In other words, in speaking of 'preventive defense' are we to lay emphasis on genuine prevention or on the perceived threat imposed by 'rogue states' and 'terrorists'?

The discussion was moderated by former Secretary of Defense William J. Perry, a senior fellow at the Hoover Institution and the Michael and Barbara Berberian Professor with a joint appointment in the Management Science and Engineering Department and the Stanford Institute for International Studies. Speaking briefly at the outset, Perry asserted that the greatest threat to world peace is the continuing development and acquisition of weapons of mass destruction by rogue states and terrorists. [See Chomsky on the US as Rogue State.]

Michael McFaul, an associate professor of political science and senior fellow at the Hoover Institution, agreed. "But in my mind," he added, " the only way we'll really make our world safer is when we eliminate the motivations for acquiring those weapons of mass destruction -- when we eliminate the things that motivate people to get into planes and fly them into the World Trade Center." Security "is not simply a matter of defending ourselves against weapons that might harm us," McFaul said. "It's about making the outside world a better, more prosperous and free place." [14]

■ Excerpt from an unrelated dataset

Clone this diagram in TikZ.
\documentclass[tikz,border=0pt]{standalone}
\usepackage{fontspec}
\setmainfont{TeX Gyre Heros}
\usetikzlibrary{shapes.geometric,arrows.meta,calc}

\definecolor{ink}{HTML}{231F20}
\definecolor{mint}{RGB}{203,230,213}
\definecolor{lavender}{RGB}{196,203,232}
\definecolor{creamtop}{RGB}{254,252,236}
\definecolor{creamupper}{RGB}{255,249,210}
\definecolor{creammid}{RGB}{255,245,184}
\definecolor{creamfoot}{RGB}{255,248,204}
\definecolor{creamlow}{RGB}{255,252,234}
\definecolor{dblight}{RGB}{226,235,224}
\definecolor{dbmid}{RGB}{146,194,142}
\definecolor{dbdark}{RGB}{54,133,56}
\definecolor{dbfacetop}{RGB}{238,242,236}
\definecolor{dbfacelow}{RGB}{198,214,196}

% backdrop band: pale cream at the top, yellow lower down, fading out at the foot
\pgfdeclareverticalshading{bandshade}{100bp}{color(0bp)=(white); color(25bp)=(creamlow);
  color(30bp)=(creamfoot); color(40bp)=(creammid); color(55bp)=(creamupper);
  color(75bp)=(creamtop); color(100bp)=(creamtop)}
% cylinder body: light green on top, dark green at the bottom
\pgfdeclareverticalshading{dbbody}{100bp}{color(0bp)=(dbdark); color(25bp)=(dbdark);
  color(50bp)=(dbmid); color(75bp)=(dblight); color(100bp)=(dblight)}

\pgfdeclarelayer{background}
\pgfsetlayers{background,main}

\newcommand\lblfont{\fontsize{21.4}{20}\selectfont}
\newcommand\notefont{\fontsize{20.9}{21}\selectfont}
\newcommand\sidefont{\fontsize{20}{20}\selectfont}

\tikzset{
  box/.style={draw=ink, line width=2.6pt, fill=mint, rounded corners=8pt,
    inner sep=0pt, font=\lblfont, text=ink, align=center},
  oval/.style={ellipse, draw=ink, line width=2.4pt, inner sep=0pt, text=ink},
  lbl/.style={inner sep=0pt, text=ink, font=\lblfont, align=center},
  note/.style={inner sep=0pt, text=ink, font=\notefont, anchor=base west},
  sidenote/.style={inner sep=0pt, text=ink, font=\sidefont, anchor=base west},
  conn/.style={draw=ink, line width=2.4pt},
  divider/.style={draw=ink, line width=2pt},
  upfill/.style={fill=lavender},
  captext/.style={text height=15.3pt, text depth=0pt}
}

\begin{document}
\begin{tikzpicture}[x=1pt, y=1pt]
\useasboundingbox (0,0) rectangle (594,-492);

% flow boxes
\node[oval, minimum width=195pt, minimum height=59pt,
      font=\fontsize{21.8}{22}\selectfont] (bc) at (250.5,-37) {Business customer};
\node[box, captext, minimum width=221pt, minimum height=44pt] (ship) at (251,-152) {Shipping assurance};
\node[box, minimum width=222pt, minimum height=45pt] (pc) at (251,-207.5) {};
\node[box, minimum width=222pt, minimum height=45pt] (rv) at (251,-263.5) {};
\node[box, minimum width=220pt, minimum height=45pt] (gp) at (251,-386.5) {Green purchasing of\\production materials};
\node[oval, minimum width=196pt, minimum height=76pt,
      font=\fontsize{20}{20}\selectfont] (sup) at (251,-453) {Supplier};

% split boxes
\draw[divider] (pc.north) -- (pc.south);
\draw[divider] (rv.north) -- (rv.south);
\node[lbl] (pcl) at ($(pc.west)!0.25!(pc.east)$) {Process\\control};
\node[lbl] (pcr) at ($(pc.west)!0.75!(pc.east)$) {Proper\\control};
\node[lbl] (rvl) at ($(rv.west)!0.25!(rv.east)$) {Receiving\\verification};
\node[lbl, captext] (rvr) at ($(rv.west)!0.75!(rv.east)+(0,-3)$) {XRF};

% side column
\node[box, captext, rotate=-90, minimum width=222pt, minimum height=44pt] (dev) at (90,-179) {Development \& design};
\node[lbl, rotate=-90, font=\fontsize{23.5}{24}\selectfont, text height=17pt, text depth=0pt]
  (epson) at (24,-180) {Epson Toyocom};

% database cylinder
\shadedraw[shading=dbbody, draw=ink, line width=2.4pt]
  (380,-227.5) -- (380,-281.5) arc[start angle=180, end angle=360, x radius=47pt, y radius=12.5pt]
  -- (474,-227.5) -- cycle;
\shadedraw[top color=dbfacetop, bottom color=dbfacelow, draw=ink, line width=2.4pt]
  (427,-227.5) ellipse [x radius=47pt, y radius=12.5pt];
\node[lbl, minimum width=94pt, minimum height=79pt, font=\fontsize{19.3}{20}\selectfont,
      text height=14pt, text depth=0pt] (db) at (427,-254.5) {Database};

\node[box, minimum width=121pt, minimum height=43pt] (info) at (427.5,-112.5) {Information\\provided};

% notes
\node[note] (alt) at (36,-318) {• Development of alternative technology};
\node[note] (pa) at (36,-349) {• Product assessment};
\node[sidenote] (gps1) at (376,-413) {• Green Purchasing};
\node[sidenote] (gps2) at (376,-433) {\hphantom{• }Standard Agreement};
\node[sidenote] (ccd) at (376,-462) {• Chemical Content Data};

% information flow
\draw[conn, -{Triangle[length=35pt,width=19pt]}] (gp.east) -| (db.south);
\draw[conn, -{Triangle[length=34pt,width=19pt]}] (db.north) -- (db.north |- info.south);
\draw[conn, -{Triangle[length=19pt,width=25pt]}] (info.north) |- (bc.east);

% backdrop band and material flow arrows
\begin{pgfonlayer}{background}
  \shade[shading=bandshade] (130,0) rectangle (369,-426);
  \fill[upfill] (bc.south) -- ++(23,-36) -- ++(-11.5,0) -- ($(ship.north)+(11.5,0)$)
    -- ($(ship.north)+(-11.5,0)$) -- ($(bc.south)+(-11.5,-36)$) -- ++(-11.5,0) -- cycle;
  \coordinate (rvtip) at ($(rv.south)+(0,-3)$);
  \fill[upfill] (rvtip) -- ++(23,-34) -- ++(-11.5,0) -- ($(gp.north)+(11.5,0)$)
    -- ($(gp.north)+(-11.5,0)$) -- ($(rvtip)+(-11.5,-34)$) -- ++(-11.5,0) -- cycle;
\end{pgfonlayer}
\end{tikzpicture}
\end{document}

An authentic policy of 'preventive defense' is one that will intentionally forego the use of military force that is pre-emptive or preventive (i.e., unprovoked) in favor of the development of effective conflict resolution processes that are capable of addressing real international grievances. In 1946, at the beginning of the Cold War, Lewis Mumford suggested [13] that there could be NO insurance against a nuclear attack on the U.S. short of genuine international cooperation of this sort. He convincingly argued that not even a 'preventive' nuclear first-strike by the U.S. (against Russia, the presumed enemy at that time) could be expected to effectively preclude the use of nuclear weapons against the U.S., and/or their proliferation in the aftermath of such a war.

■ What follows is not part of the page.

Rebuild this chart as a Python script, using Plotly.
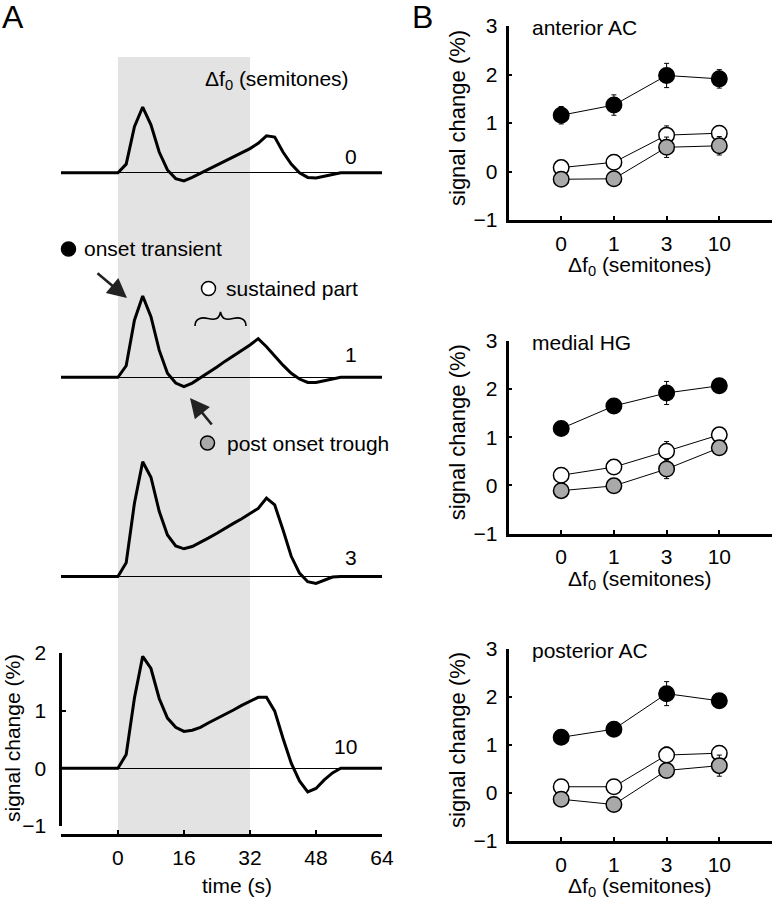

To his credit, Perry seems to have recently adopted a new approach. He has put away the red flag of terrorism that he, as part of Bush's foreign-policy parade, has been waving in the public's face. His attention has turned to admonishing the President. In a piece entitled Not Negotiating is Not a Solution (July 24, 2003) Perry states, "The Bush Administration has refused to negotiate with North Korea. The strategy underlying this approach is not clear, but the consequences are all too clear."[14]

Someone should point Perry in the direction of the 2000 PNAC document, which sheds ample light on the strategies underwriting current foreign policy decisions.

If what one wants to do is legitimize wars that are undertaken for the purpose of strategic occupation of foreign lands in a game of global dominance - Hitler knew this, and acted accordingly - one must either rationalize invasion as a form of assistance to the victim country (e.g., 'nation-building') or be able to justify such invasions by construing at least some of those under attack as 'enemies', who must be removed. And if there are many lands that are calling out for occupation, there will be need for an endless stream of enemies. How can that need be satisfied? Well, to paraphrase Abraham Maslow, " When the only tool you have in your foreign policy toolbox is a bomb, everyone starts to look like an enemy ". There is method in the madness of being a one-trick president.